Aim: Skip all pictures. Write out the data below from its first line through the line that contains "const y = d3.scaleLinear().domain([0,1000]).range([357,97]);".

Data shown:
======

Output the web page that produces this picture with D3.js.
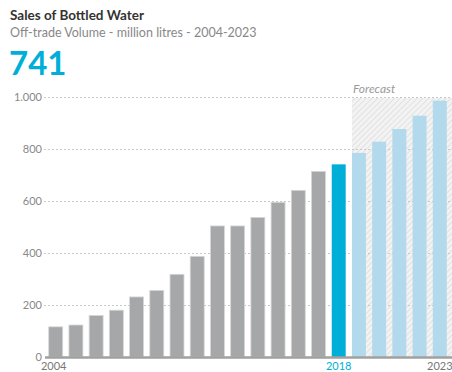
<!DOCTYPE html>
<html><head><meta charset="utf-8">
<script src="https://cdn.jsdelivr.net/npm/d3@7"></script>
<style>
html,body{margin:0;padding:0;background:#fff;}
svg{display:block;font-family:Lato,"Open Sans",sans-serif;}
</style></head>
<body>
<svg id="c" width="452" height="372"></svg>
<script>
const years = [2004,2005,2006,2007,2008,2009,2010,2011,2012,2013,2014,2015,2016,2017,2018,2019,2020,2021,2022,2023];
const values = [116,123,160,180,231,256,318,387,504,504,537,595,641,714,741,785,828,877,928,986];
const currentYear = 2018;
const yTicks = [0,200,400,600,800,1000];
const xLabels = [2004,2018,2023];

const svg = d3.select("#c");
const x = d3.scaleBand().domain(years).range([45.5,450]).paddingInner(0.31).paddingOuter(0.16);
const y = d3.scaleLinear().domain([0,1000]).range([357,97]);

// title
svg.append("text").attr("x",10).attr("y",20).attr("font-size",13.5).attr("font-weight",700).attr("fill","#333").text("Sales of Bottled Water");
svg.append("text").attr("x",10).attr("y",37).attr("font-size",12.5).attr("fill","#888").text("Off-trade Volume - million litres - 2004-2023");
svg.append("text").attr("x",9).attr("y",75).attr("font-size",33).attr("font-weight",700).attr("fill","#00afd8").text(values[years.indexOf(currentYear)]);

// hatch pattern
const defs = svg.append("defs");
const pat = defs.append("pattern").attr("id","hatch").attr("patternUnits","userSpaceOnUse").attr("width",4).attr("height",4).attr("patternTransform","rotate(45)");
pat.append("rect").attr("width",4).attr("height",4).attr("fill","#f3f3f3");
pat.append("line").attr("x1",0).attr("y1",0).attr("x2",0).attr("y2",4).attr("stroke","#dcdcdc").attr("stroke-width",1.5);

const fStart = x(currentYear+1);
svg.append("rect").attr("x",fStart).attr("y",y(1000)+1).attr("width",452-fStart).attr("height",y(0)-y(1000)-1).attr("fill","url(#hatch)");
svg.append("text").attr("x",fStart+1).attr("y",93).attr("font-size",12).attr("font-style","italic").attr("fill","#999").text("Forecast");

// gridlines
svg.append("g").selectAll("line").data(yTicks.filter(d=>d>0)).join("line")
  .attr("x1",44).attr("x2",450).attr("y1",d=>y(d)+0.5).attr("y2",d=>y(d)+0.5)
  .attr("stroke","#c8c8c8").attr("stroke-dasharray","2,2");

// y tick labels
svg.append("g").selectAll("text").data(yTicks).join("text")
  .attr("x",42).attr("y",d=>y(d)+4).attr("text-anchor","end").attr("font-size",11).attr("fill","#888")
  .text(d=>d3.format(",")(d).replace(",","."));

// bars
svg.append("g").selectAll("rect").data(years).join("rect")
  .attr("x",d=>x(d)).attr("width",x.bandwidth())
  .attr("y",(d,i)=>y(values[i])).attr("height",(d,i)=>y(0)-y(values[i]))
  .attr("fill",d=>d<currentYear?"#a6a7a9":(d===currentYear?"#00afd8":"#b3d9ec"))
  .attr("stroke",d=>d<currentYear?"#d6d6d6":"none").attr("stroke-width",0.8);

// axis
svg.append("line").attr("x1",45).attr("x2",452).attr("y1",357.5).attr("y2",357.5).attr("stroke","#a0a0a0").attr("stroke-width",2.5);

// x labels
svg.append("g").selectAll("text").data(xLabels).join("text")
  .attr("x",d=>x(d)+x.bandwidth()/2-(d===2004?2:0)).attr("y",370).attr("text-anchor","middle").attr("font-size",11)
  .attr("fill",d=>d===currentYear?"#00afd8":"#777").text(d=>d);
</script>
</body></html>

======

Response to the task:
Output the web page that produces this picture with D3.js.
<!DOCTYPE html>
<html><head><meta charset="utf-8">
<script src="https://cdn.jsdelivr.net/npm/d3@7"></script>
<style>
html,body{margin:0;padding:0;background:#fff;}
svg{display:block;font-family:Lato,"Open Sans",sans-serif;}
</style></head>
<body>
<svg id="c" width="452" height="372"></svg>
<script>
const years = [2004,2005,2006,2007,2008,2009,2010,2011,2012,2013,2014,2015,2016,2017,2018,2019,2020,2021,2022,2023];
const values = [116,123,160,180,231,256,318,387,504,504,537,595,641,714,741,785,828,877,928,986];
const currentYear = 2018;
const yTicks = [0,200,400,600,800,1000];
const xLabels = [2004,2018,2023];

const svg = d3.select("#c");
const x = d3.scaleBand().domain(years).range([45.5,450]).paddingInner(0.31).paddingOuter(0.16);
const y = d3.scaleLinear().domain([0,1000]).range([357,97]);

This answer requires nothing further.